The Lord's Supper is an emphatic statement that our sins have been forgiven (Matt. 26:28; Eph. 1:7; Heb. 9:22). Implied in our discussion above is the sense that when we celebrate the Lord's Supper we have a profound and powerful demonstration that our sins have been forgiven. This would make songs of joy entirely appropriate after we partake of the elements.

We are to bring both sobriety and celebration to the Lord's Supper (1 Cor. 11:26). There is a dual emphasis in this ceremony, for it highlights both the reality of our sin which required the death of Christ, and the certainty of our forgiveness and sonship which was purchased eternally by that same death.

The Lord's Supper is to be a corporate event (1 Cor. 11:17, 18, 20, 33, 34). It would appear from 1 Corinthians 11:17-34 that we are to practice this rite when the church "comes together," and presumably this means the entire church. This is partly because the Lord's Supper symbolizes not just our salvation in Christ, but also the unity that we possess as "the body of Christ."

We are to eat the Lord's Supper in a worthy manner (1 Cor. 11:27ff.). The key element to bring to the Table is faith. We are never to eat and drink without an active faith that once again rests in the sacrifice of Christ and once again recalls his merciful grace poured out for us. Whether this faith feels conviction over sin or deeper joy in Christ's forgiveness or more determination to be unified with our Christian brothers and sisters will depend on our situation. Faith can express itself in any number of ways that mark our eating and drinking as "worthy."

We are actually "participating" in Christ's death when we eat and drink, not simply "remembering" (1 Cor. 10:16-22). When we "remember" Christ's death through eating and drinking there is a sense in which we are participating once again in that death. This does not mean that Christ is being re-sacrificed or that I am being re-converted, both of which are once for all time events. It means that I am actively entering into the benefits of his cross again.

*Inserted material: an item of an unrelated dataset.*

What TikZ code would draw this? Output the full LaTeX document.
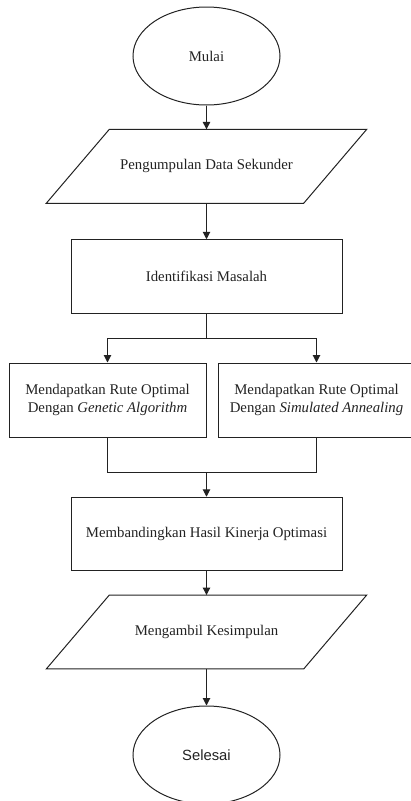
\documentclass[tikz,border=0pt]{standalone}
\usepackage{fontspec}
\setmainfont{Liberation Serif}
\newfontfamily\arialfont{Liberation Sans}
\usetikzlibrary{arrows.meta,shapes.geometric}
\definecolor{ink}{HTML}{222222}

\begin{document}
\begin{tikzpicture}[x=1pt,y=-1pt,font=\fontsize{14.8}{17.3}\selectfont,text=ink,
  terminal/.style={ellipse,draw=ink,line width=1pt,minimum width=147pt,minimum height=98pt,inner sep=0pt},
  iobox/.style={rectangle,minimum width=257pt,minimum height=73.5pt,
    append after command={\pgfextra{\draw[ink,line width=1pt]
      ([xshift=31.5pt]\tikzlastnode.north west) -- ([xshift=31.5pt]\tikzlastnode.north east)
      -- ([xshift=-31.5pt]\tikzlastnode.south east) -- ([xshift=-31.5pt]\tikzlastnode.south west) -- cycle;}}},
  procbox/.style={rectangle,draw=ink,line width=1pt,minimum width=271pt,minimum height=73.5pt,align=center},
  subbox/.style={rectangle,draw=ink,line width=1pt,minimum width=197pt,minimum height=74pt,align=center,inner sep=2pt},
  flow/.style={-{Triangle[length=7.5pt,width=7.5pt]},draw=ink,line width=1pt}]
\useasboundingbox (0,0) rectangle (410,801);
% shapes
\node[terminal] (start) at (206.5,56) {Mulai};
\node[iobox] (collect) at (206.5,166.3) {Pengumpulan Data Sekunder};
\node[procbox] (ident) at (206.5,276.5) {Identifikasi Masalah};
\node[subbox] (ga) at (107.5,400) {Mendapatkan Rute Optimal\\Dengan \textit{Genetic Algorithm}};
\node[subbox] (sa) at (316.5,400) {Mendapatkan Rute Optimal\\Dengan \textit{Simulated Annealing}};
\node[procbox] (compare) at (206.5,534) {Membandingkan Hasil Kinerja Optimasi};
\node[iobox] (concl) at (206.5,632) {Mengambil Kesimpulan};
\node[terminal,font=\arialfont\fontsize{14.8}{17.3}\selectfont] (finish) at (206.5,755) {Selesai};
% junctions
\coordinate (split) at (206.5,338.3);
\coordinate (merge) at (206.5,472.7);
% connectors
\draw[flow] (start) -- (collect);
\draw[flow] (collect) -- (ident);
\draw[draw=ink,line width=1pt] (ident) -- (split);
\draw[flow] (split) -| (ga.north);
\draw[flow] (split) -| (sa.north);
\draw[draw=ink,line width=1pt] (ga.south) |- (merge) -| (sa.south);
\draw[flow] (merge) -- (compare);
\draw[flow] (compare) -- (concl);
\draw[flow] (concl) -- (finish);
\end{tikzpicture}
\end{document}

The Lord's Supper is a sacramental sign that is a "seal" of the forgiveness I have received in Christ and the sacrifice that he made on my behalf (Rom. 4:11; Matt. 26:26-28). The Table of the Lord is a proclamation that God has adopted me as his own and poured out his forgiveness and mercy over me, and that I have a share in the benefits of the redemptive work of Christ.